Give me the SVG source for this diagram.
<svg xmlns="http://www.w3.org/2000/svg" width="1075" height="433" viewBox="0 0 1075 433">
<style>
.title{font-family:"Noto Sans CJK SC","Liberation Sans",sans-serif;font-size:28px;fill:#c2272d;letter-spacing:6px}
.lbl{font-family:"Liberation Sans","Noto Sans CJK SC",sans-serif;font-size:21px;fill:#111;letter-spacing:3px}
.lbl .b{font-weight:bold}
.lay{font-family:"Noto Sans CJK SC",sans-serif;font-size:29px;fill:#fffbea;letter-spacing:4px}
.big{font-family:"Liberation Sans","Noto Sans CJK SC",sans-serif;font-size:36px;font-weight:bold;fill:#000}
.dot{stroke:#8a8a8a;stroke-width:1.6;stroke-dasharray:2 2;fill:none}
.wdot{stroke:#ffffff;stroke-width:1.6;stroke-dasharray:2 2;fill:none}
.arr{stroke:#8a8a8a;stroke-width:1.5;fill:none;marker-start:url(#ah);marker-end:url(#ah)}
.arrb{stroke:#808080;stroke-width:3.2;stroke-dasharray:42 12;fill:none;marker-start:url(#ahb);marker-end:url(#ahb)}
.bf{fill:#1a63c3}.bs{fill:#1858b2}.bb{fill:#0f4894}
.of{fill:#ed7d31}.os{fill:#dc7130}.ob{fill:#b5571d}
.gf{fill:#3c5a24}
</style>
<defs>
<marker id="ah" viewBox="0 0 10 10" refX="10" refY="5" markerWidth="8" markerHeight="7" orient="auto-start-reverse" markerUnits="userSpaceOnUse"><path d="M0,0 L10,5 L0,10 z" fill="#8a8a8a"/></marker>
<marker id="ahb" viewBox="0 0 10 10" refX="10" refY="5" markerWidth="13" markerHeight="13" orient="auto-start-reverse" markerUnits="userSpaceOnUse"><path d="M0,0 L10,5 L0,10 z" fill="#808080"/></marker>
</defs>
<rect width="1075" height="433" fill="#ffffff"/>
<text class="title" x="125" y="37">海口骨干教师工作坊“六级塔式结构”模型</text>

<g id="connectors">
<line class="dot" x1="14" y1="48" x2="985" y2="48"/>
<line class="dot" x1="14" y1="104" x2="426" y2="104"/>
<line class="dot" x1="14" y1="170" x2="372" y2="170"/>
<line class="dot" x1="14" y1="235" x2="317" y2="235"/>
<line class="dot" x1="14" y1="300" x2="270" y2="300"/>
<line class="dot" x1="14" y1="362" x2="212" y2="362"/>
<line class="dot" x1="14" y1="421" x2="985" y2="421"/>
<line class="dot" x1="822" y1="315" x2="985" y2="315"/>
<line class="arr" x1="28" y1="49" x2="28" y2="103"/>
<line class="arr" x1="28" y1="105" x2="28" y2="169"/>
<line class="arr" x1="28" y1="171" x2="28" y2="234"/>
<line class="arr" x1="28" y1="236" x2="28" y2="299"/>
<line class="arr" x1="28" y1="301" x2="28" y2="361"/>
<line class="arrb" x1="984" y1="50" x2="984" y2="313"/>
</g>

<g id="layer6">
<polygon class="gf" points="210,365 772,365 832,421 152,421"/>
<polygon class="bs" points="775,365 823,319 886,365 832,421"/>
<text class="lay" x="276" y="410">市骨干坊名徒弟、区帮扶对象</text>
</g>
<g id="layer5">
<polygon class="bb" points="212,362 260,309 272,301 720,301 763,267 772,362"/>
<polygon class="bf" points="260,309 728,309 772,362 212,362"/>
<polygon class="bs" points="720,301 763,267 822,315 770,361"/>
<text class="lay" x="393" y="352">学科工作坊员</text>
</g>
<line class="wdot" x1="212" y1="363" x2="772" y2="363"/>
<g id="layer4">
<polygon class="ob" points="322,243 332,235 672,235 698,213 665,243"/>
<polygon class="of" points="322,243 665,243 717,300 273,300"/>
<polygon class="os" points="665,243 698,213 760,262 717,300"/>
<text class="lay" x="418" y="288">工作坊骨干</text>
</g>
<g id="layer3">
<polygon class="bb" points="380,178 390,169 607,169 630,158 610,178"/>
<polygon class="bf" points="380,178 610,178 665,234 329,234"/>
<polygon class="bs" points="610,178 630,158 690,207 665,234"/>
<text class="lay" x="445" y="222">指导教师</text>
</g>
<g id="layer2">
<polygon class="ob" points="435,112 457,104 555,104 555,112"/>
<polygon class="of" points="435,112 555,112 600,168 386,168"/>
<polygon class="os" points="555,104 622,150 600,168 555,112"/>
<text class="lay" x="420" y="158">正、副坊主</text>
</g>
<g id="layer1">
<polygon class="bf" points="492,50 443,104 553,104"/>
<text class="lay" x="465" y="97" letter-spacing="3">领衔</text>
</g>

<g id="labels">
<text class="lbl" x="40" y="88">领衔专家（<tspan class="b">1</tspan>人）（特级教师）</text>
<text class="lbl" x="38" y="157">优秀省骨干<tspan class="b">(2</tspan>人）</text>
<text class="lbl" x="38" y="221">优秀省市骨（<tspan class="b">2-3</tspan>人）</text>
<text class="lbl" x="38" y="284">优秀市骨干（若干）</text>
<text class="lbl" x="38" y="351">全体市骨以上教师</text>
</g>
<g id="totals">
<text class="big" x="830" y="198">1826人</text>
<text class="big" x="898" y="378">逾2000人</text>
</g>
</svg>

PROBLEM: Retype the listing. Match it exactly.

RESPONSE BELOW:
Give me the SVG source for this diagram.
<svg xmlns="http://www.w3.org/2000/svg" width="1075" height="433" viewBox="0 0 1075 433">
<style>
.title{font-family:"Noto Sans CJK SC","Liberation Sans",sans-serif;font-size:28px;fill:#c2272d;letter-spacing:6px}
.lbl{font-family:"Liberation Sans","Noto Sans CJK SC",sans-serif;font-size:21px;fill:#111;letter-spacing:3px}
.lbl .b{font-weight:bold}
.lay{font-family:"Noto Sans CJK SC",sans-serif;font-size:29px;fill:#fffbea;letter-spacing:4px}
.big{font-family:"Liberation Sans","Noto Sans CJK SC",sans-serif;font-size:36px;font-weight:bold;fill:#000}
.dot{stroke:#8a8a8a;stroke-width:1.6;stroke-dasharray:2 2;fill:none}
.wdot{stroke:#ffffff;stroke-width:1.6;stroke-dasharray:2 2;fill:none}
.arr{stroke:#8a8a8a;stroke-width:1.5;fill:none;marker-start:url(#ah);marker-end:url(#ah)}
.arrb{stroke:#808080;stroke-width:3.2;stroke-dasharray:42 12;fill:none;marker-start:url(#ahb);marker-end:url(#ahb)}
.bf{fill:#1a63c3}.bs{fill:#1858b2}.bb{fill:#0f4894}
.of{fill:#ed7d31}.os{fill:#dc7130}.ob{fill:#b5571d}
.gf{fill:#3c5a24}
</style>
<defs>
<marker id="ah" viewBox="0 0 10 10" refX="10" refY="5" markerWidth="8" markerHeight="7" orient="auto-start-reverse" markerUnits="userSpaceOnUse"><path d="M0,0 L10,5 L0,10 z" fill="#8a8a8a"/></marker>
<marker id="ahb" viewBox="0 0 10 10" refX="10" refY="5" markerWidth="13" markerHeight="13" orient="auto-start-reverse" markerUnits="userSpaceOnUse"><path d="M0,0 L10,5 L0,10 z" fill="#808080"/></marker>
</defs>
<rect width="1075" height="433" fill="#ffffff"/>
<text class="title" x="125" y="37">海口骨干教师工作坊“六级塔式结构”模型</text>

<g id="connectors">
<line class="dot" x1="14" y1="48" x2="985" y2="48"/>
<line class="dot" x1="14" y1="104" x2="426" y2="104"/>
<line class="dot" x1="14" y1="170" x2="372" y2="170"/>
<line class="dot" x1="14" y1="235" x2="317" y2="235"/>
<line class="dot" x1="14" y1="300" x2="270" y2="300"/>
<line class="dot" x1="14" y1="362" x2="212" y2="362"/>
<line class="dot" x1="14" y1="421" x2="985" y2="421"/>
<line class="dot" x1="822" y1="315" x2="985" y2="315"/>
<line class="arr" x1="28" y1="49" x2="28" y2="103"/>
<line class="arr" x1="28" y1="105" x2="28" y2="169"/>
<line class="arr" x1="28" y1="171" x2="28" y2="234"/>
<line class="arr" x1="28" y1="236" x2="28" y2="299"/>
<line class="arr" x1="28" y1="301" x2="28" y2="361"/>
<line class="arrb" x1="984" y1="50" x2="984" y2="313"/>
</g>

<g id="layer6">
<polygon class="gf" points="210,365 772,365 832,421 152,421"/>
<polygon class="bs" points="775,365 823,319 886,365 832,421"/>
<text class="lay" x="276" y="410">市骨干坊名徒弟、区帮扶对象</text>
</g>
<g id="layer5">
<polygon class="bb" points="212,362 260,309 272,301 720,301 763,267 772,362"/>
<polygon class="bf" points="260,309 728,309 772,362 212,362"/>
<polygon class="bs" points="720,301 763,267 822,315 770,361"/>
<text class="lay" x="393" y="352">学科工作坊员</text>
</g>
<line class="wdot" x1="212" y1="363" x2="772" y2="363"/>
<g id="layer4">
<polygon class="ob" points="322,243 332,235 672,235 698,213 665,243"/>
<polygon class="of" points="322,243 665,243 717,300 273,300"/>
<polygon class="os" points="665,243 698,213 760,262 717,300"/>
<text class="lay" x="418" y="288">工作坊骨干</text>
</g>
<g id="layer3">
<polygon class="bb" points="380,178 390,169 607,169 630,158 610,178"/>
<polygon class="bf" points="380,178 610,178 665,234 329,234"/>
<polygon class="bs" points="610,178 630,158 690,207 665,234"/>
<text class="lay" x="445" y="222">指导教师</text>
</g>
<g id="layer2">
<polygon class="ob" points="435,112 457,104 555,104 555,112"/>
<polygon class="of" points="435,112 555,112 600,168 386,168"/>
<polygon class="os" points="555,104 622,150 600,168 555,112"/>
<text class="lay" x="420" y="158">正、副坊主</text>
</g>
<g id="layer1">
<polygon class="bf" points="492,50 443,104 553,104"/>
<text class="lay" x="465" y="97" letter-spacing="3">领衔</text>
</g>

<g id="labels">
<text class="lbl" x="40" y="88">领衔专家（<tspan class="b">1</tspan>人）（特级教师）</text>
<text class="lbl" x="38" y="157">优秀省骨干<tspan class="b">(2</tspan>人）</text>
<text class="lbl" x="38" y="221">优秀省市骨（<tspan class="b">2-3</tspan>人）</text>
<text class="lbl" x="38" y="284">优秀市骨干（若干）</text>
<text class="lbl" x="38" y="351">全体市骨以上教师</text>
</g>
<g id="totals">
<text class="big" x="830" y="198">1826人</text>
<text class="big" x="898" y="378">逾2000人</text>
</g>
</svg>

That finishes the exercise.